Multi-Agent Training Objective
After balanced sampling, System 1 and System 2 are jointly optimized using the extended GRPO framework. The total loss is the sum of the losses of the two systems:
\[\mathcal{L}_{\text{total}} = \mathcal{L}_{\text{sys}_2} + \mathcal{L}_{\text{sys}_1}\]The loss for each system follows the GRPO objective, which includes a policy loss term and a KL-divergence regularization term to ensure that the model learns new policies without drifting too far from the original model.
Experimental Results
This paper conducted extensive experiments on the highly challenging HLE (Humanity’s Last Exam) benchmark and 7 knowledge-intensive question answering tasks.
Main Results
- HLE benchmark performance: On HLE, MARS outperformed all other open-source models, including WebThinker and C-3PO based on larger-parameter models, achieving a significant 3.86% improvement. This demonstrates that the dual-system paradigm can effectively enhance complex reasoning ability even when using only 7B/8B-scale models, significantly narrowing the gap with top-tier closed-source models.
| Model | Overall (%) | Math | Physics | Chemistry | Biology/Medicine | CS/AI | Humanities & Social Sciences | Other |
|---|---|---|---|---|---|---|---|---|
| Qwen2.5-7B-Instruct | 2.51 | 3.51 | 1.97 | 1.83 | 2.89 | 3.12 | 1.70 | 2.65 |
| Qwen3-8B | 3.15 | 4.60 | 3.61 | 2.33 | 3.32 | 3.84 | 1.98 | 2.66 |
| MARS (Qwen2.5-7B) | 6.51 | 10.22 | 4.94 | 5.00 | 6.40 | 6.25 | 3.97 | 5.92 |
| MARS (Qwen3-8B) | 7.38 | 9.92 | 6.25 | 5.50 | 5.94 | 6.25 | 3.72 | 7.51 |
- Performance on knowledge-intensive tasks: Across 7 knowledge-intensive tasks, MARS achieved an average performance improvement of 8.9% over the previous SOTA method C-3PO. The advantage is especially pronounced on multi-hop tasks that require multi-step reasoning, with an average gain of 12.2%. This shows that MARS’s framework greatly enhances the model’s ability to integrate multi-source information for complex reasoning chains.
| Model | NQ | TriviaQA | PopQA | HotpotQA | 2Wiki | Musique | Bamboogle | Average |
|---|---|---|---|---|---|---|---|---|
| C-3PO | 78.4 | 82.5 | 60.1 | 63.8 | 66.8 | 49.3 | 59.4 | 65.76 |
| MARS | 84.5 | 89.8 | 65.3 | 74.1 | 78.2 | 62.7 | 68.8 | 74.77 |
| Gain | +6.1 | +7.3 | +5.2 | +10.3 | +11.4 | +13.4 | +9.4 | +8.9 |
Process Analysis and Ablation Study
- Training process analysis: The training curves show that, as training progresses, the HLE score steadily improves, the model learns to use multiple tools more frequently (from once per question to more than twice), and the response lengths generated by System 1 and System 2 also increase accordingly, indicating that both systems are learning to produce more detailed outputs.

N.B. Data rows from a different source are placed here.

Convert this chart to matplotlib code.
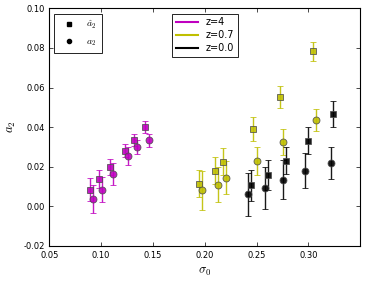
import matplotlib
matplotlib.use("Agg")
import matplotlib.pyplot as plt
from matplotlib.lines import Line2D
import numpy as np

# sigma_0 and a_2 values
# z=4 (magenta)
sq_x_z4 = [0.0889, 0.0979, 0.1088, 0.1230, 0.1320, 0.1426]
sq_y_z4 = [0.0085, 0.0138, 0.0200, 0.0280, 0.0333, 0.0400]
sq_e_z4 = [0.0057, 0.0047, 0.0040, 0.0033, 0.0030, 0.0030]
ci_x_z4 = [0.0921, 0.1011, 0.1117, 0.1259, 0.1349, 0.1458]
ci_y_z4 = [0.0038, 0.0085, 0.0165, 0.0255, 0.0300, 0.0334]
ci_e_z4 = [0.0072, 0.0065, 0.0055, 0.0045, 0.0037, 0.0032]
# z=0.7 (yellow)
sq_x_z07 = [0.1947, 0.2095, 0.2175, 0.2468, 0.2725, 0.3043]
sq_y_z07 = [0.0115, 0.0181, 0.0225, 0.0391, 0.0551, 0.0784]
sq_e_z07 = [0.0070, 0.0068, 0.0068, 0.0060, 0.0055, 0.0048]
ci_x_z07 = [0.1972, 0.2124, 0.2207, 0.2500, 0.2754, 0.3072]
ci_y_z07 = [0.0081, 0.0110, 0.0145, 0.0228, 0.0324, 0.0437]
ci_e_z07 = [0.0097, 0.0087, 0.0082, 0.0072, 0.0065, 0.0055]
# z=0.0 (black)
sq_x_z0 = [0.2448, 0.2606, 0.2786, 0.2998, 0.3239]
sq_y_z0 = [0.0106, 0.0160, 0.0231, 0.0331, 0.0466]
sq_e_z0 = [0.0078, 0.0075, 0.0070, 0.0068, 0.0064]
ci_x_z0 = [0.2420, 0.2580, 0.2757, 0.2970, 0.3214]
ci_y_z0 = [0.0060, 0.0093, 0.0135, 0.0181, 0.0218]
ci_e_z0 = [0.0110, 0.0107, 0.0100, 0.0090, 0.0080]

plt.rcParams['font.size'] = 6
plt.rcParams['mathtext.fontset'] = 'cm'

fig = plt.figure(figsize=(3.74, 2.81), dpi=100)
ax = fig.add_axes([0.132, 0.1246, 0.831, 0.846])

groups = [
    ('m', sq_x_z4, sq_y_z4, sq_e_z4, ci_x_z4, ci_y_z4, ci_e_z4),
    ('y', sq_x_z07, sq_y_z07, sq_e_z07, ci_x_z07, ci_y_z07, ci_e_z07),
    ('k', sq_x_z0, sq_y_z0, sq_e_z0, ci_x_z0, ci_y_z0, ci_e_z0),
]
for c, sx, sy, se, cx, cy, ce in groups:
    ax.errorbar(sx, sy, yerr=se, fmt='s', color=c, ms=5, mec='0.3', mew=0.6,
                ecolor=c, elinewidth=1, capsize=2, capthick=1.5, alpha=0.9)
    ax.errorbar(cx, cy, yerr=ce, fmt='o', color=c, ms=5, mec='0.3', mew=0.6,
                ecolor=c, elinewidth=1, capsize=2, capthick=1.5, alpha=0.9)

ax.set_xlim(0.05, 0.35)
ax.set_ylim(-0.02, 0.10)
ax.set_xticks([0.05, 0.10, 0.15, 0.20, 0.25, 0.30])
ax.set_yticks(np.arange(-0.02, 0.101, 0.02))
ax.xaxis.set_major_formatter(matplotlib.ticker.FormatStrFormatter('%.2f'))
ax.yaxis.set_major_formatter(matplotlib.ticker.FormatStrFormatter('%.2f'))
ax.tick_params(direction='in', top=True, right=True, length=3, width=0.5, labelsize=6)
for s in ax.spines.values():
    s.set_linewidth(0.8)
ax.set_xlabel(r'$\sigma_0$', fontsize=9)
ax.set_ylabel(r'$a_2$', fontsize=9)

h1 = [Line2D([], [], ls='none', marker='s', color='k', ms=3),
      Line2D([], [], ls='none', marker='o', color='k', ms=3)]
leg1 = ax.legend(h1, [r'$\hat{a}_2$', r'$a_2$'], loc='upper left', fontsize=7,
                 fancybox=False, edgecolor='k', framealpha=1, numpoints=1,
                 handlelength=2.0, borderpad=0.5, labelspacing=0.5,
                 bbox_to_anchor=(0.0, 0.995))
leg1.get_frame().set_linewidth(0.6)
ax.add_artist(leg1)

h2 = [Line2D([], [], color='m', lw=1.5), Line2D([], [], color='y', lw=1.5),
      Line2D([], [], color='k', lw=1.5)]
leg2 = ax.legend(h2, ['z=4', 'z=0.7', 'z=0.0'], loc='upper left',
                 bbox_to_anchor=(0.38, 0.998), fontsize=7, fancybox=False,
                 edgecolor='k', framealpha=1, handlelength=2.2, borderpad=0.4,
                 labelspacing=0.3)
leg2.get_frame().set_linewidth(0.6)

fig.savefig('out.png', dpi=100, facecolor='white')
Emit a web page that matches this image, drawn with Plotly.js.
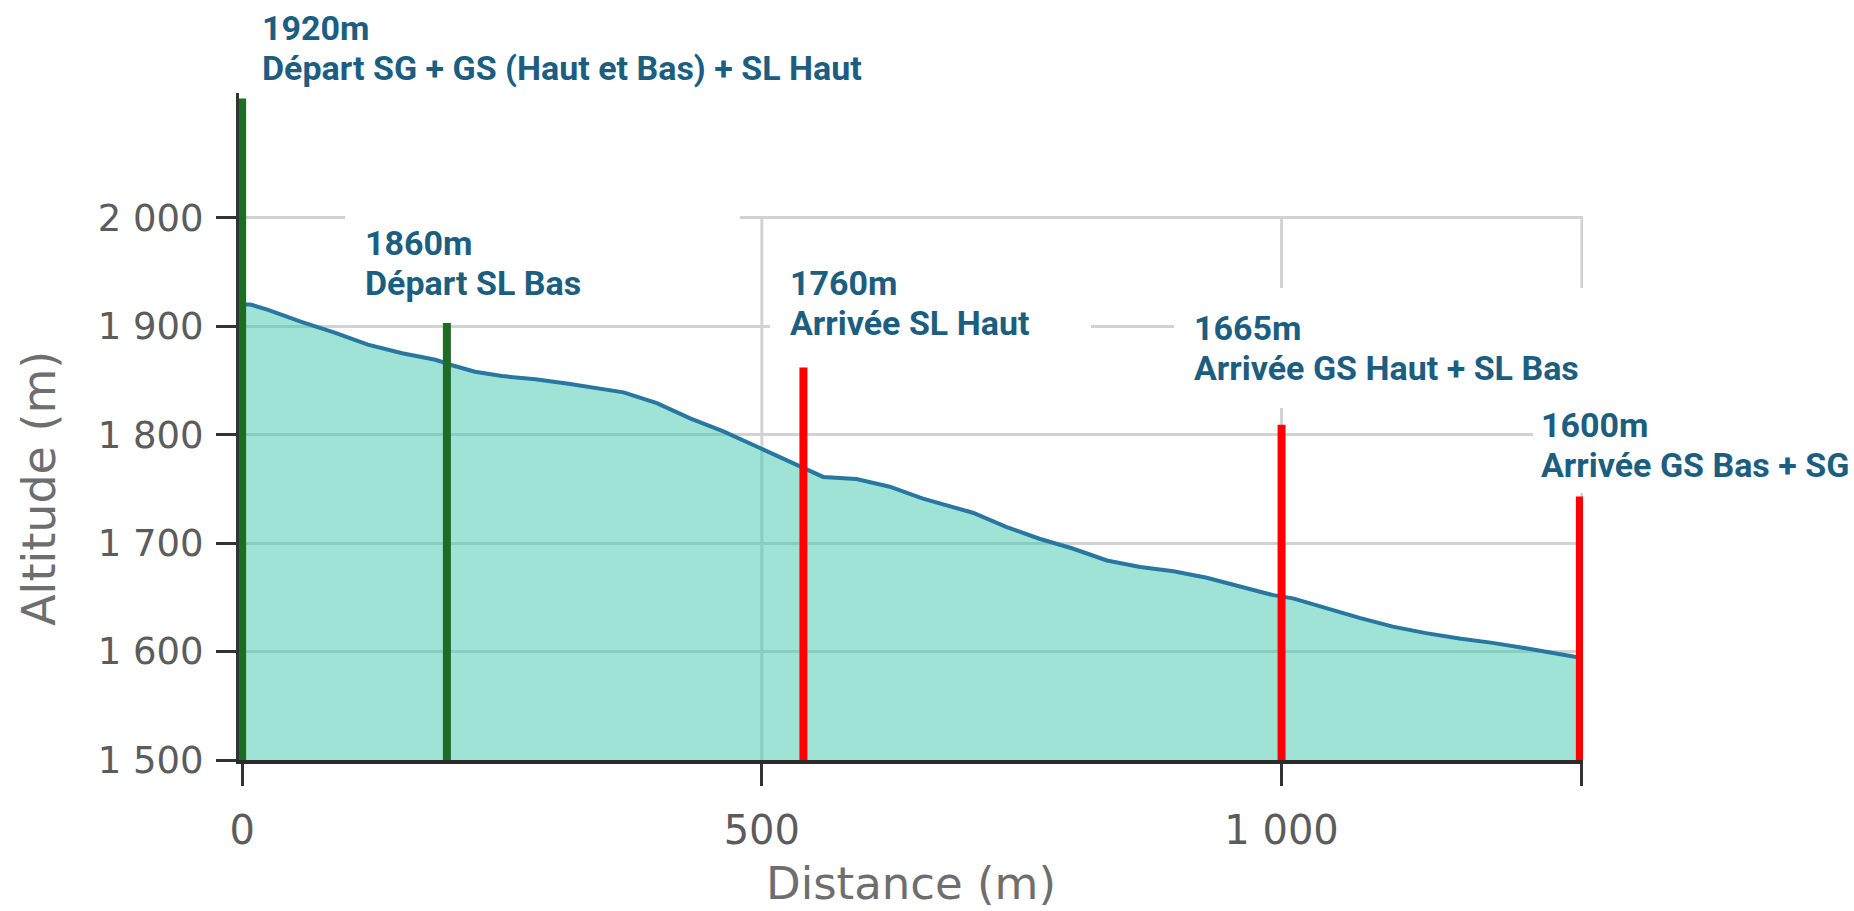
<!DOCTYPE html>
<html>
<head>
<meta charset="utf-8">
<script src="https://cdn.plot.ly/plotly-3.0.1.min.js"></script>
<style>
html, body { margin: 0; padding: 0; background: #ffffff; }
#chart { width: 1854px; height: 911px; }
</style>
</head>
<body>
<div id="chart"></div>
<script>
// ---- Data ----
const distance = [0, 8, 25, 57, 89, 121, 154, 186, 202, 224, 250, 282, 314, 339, 367, 399, 431, 463, 495, 521, 540, 559, 591, 623, 655, 681, 703, 735, 767, 799, 832, 864, 896, 928, 960, 992, 1011, 1043, 1075, 1107, 1139, 1171, 1203, 1235, 1260, 1289];
const altitude = [1920, 1920, 1915, 1904, 1894, 1883, 1875, 1869, 1864, 1858, 1854, 1851, 1847, 1843, 1839, 1829, 1815, 1803, 1789, 1777, 1769, 1761, 1759, 1752, 1741, 1734, 1728, 1715, 1704, 1695, 1684, 1678, 1674, 1668, 1660, 1652, 1649, 1640, 1631, 1623, 1617, 1612, 1608, 1603, 1599, 1594];

const markerDistance = [0, 197, 540, 1000, 1287];
const markerTop = [2110, 1910, 1862, 1809, 1743];
const markerKind = ['depart', 'depart', 'arrivee', 'arrivee', 'arrivee'];

const labelAltitude = ['1920m', '1860m', '1760m', '1665m', '1600m'];
const labelText = [
  'Départ SG + GS (Haut et Bas) + SL Haut',
  'Départ SL Bas',
  'Arrivée SL Haut',
  'Arrivée GS Haut + SL Bas',
  'Arrivée GS Bas + SG'
];

const yTickVals = [1500, 1600, 1700, 1800, 1900, 2000];
const yTickText = ['1 500', '1 600', '1 700', '1 800', '1 900', '2 000'];
const xTickVals = [0, 500, 1000, 1289];
const xTickText = ['0', '500', '1 000', ''];
const xGridDistance = [500, 1000, 1289];

// ---- Styles / layout positions ----
const kindColor = { depart: '#1e6b24', arrivee: '#ff0000' };
const labelColor = '#1b5e80';
const axisTextColor = '#5c5c5c';
const gridColor = '#d2d2d2';
const labelBoxes = [
  { xref: 'x', yref: 'paper', x: 19.1,   y: 1.1279, pad: 0,  width: null, bg: 'rgba(0,0,0,0)' },
  { xref: 'x', yref: 'y',     x: 99.0,   y: 2013.8, pad: 20, width: 355,  bg: '#ffffff' },
  { xref: 'x', yref: 'y',     x: 507.7,  y: 1976.9, pad: 20, width: 281,  bg: '#ffffff' },
  { xref: 'x', yref: 'y',     x: 896.7,  y: 1935.5, pad: 20, width: 420,  bg: '#ffffff' },
  { xref: 'x', yref: 'y',     x: 1242.0, y: 1834.9, pad: 8,  width: null, bg: '#ffffff' }
];

const traces = [];

// vertical grid lines (from 1500 to 2000 only)
const gx = [], gy = [];
xGridDistance.forEach(function (d) {
  gx.push(d, d, null);
  gy.push(yTickVals[0], yTickVals[yTickVals.length - 1], null);
});
traces.push({
  type: 'scatter', mode: 'lines', x: gx, y: gy,
  line: { color: gridColor, width: 3 },
  hoverinfo: 'skip', showlegend: false
});

// elevation profile
traces.push({
  type: 'scatter', mode: 'lines', x: distance, y: altitude,
  fill: 'tozeroy', fillcolor: 'rgba(64,200,176,0.5)',
  line: { color: '#2877a0', width: 4 },
  hoverinfo: 'x+y', showlegend: false
});

// start / finish markers
markerDistance.forEach(function (d, i) {
  traces.push({
    type: 'scatter', mode: 'lines',
    x: [d, d], y: [yTickVals[0], markerTop[i]],
    line: { color: kindColor[markerKind[i]], width: 8 },
    hoverinfo: 'skip', showlegend: false
  });
});

const annotations = labelAltitude.map(function (alt, i) {
  const b = labelBoxes[i];
  const a = {
    xref: b.xref, yref: b.yref, x: b.x, y: b.y,
    xanchor: 'left', yanchor: 'top', align: 'left', valign: 'top',
    showarrow: false,
    text: '<span style="font-size:34px">' + alt + '</span><br><span style="font-size:34px">' + labelText[i] + '</span>',
    font: { family: 'Roboto, Liberation Sans, Arial, sans-serif', size: 31, color: labelColor, weight: 'bold' },
    bgcolor: b.bg, borderpad: b.pad, borderwidth: 0
  };
  if (b.width) a.width = b.width;
  return a;
});

annotations.push({
  xref: 'paper', yref: 'y', x: -0.1488, y: 1750,
  xanchor: 'center', yanchor: 'middle',
  textangle: -90, showarrow: false,
  text: 'Altitude (m)',
  font: { family: 'DejaVu Sans, Verdana, sans-serif', size: 46, color: '#6e6e6e' }
});

const layout = {
  width: 1854, height: 911,
  margin: { l: 239, r: 271, t: 93, b: 151, pad: 0 },
  paper_bgcolor: '#ffffff', plot_bgcolor: '#ffffff',
  showlegend: false,
  xaxis: {
    range: [-3, 1290],
    tickvals: xTickVals, ticktext: xTickText,
    ticks: 'outside', ticklen: 22, tickwidth: 3, tickcolor: '#333333',
    showgrid: false, zeroline: false,
    showline: true, linecolor: '#2b2b2b', linewidth: 4,
    layer: 'below traces',
    ticklabelstandoff: 10,
    tickfont: { family: 'DejaVu Sans, Verdana, sans-serif', size: 40, color: axisTextColor },
    title: { text: 'Distance (m)', standoff: 16, font: { family: 'DejaVu Sans, Verdana, sans-serif', size: 45, color: '#6e6e6e' } },
    fixedrange: true
  },
  yaxis: {
    range: [1500, 2115],
    tickvals: yTickVals, ticktext: yTickText,
    ticks: 'outside', ticklen: 20, tickwidth: 3, tickcolor: '#333333',
    showgrid: true, gridcolor: gridColor, gridwidth: 3,
    zeroline: false,
    showline: true, linecolor: '#333333', linewidth: 3,
    layer: 'below traces',
    ticklabelstandoff: 5,
    tickfont: { family: 'DejaVu Sans, Verdana, sans-serif', size: 37, color: axisTextColor },
    fixedrange: true
  },
  annotations: annotations
};

Plotly.newPlot('chart', traces, layout, { displayModeBar: false, responsive: false });
</script>
</body>
</html>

- Ablation study: The ablation study on tools shows that different tools contribute uniquely to different subject areas. Removing the Python interpreter has the greatest impact on math and physics, while removing Google Scholar has the greatest impact on computer science. The full-featured MARS (with all tools) achieves the best overall performance, demonstrating the complementarity and necessity of a multi-tool combination.
| Tool | Overall (%) | Math | Physics | Chemistry | Biology/Medicine | CS/AI | Humanities & Social Sciences | Other |
|---|---|---|---|---|---|---|---|---|
| All | 7.38 | 9.92 | 6.25 | 5.50 | 5.94 | 6.25 | 3.72 | 7.51 |
| w/o Python | 6.47 | 8.38 | 5.27 | 7.50 | 6.40 | 6.25 | 3.21 | 5.81 |
| w/o Google | 6.00 | 9.07 | 3.30 | 5.50 | 5.48 | 6.25 | 4.22 | 5.81 |
| w/o Scholar | 7.15 | 10.22 | 5.92 | 5.50 | 5.48 | 3.12 | 3.97 | 9.09 |
Final Conclusion
The experimental results strongly demonstrate that the proposed MARS framework, by simulating dual-system cognition and optimizing with multi-agent reinforcement learning, can efficiently leverage massive external information and significantly improve model performance on various complex reasoning tasks without sacrificing computational efficiency. This method provides an effective paradigm for building more powerful and more efficient AI research and reasoning systems.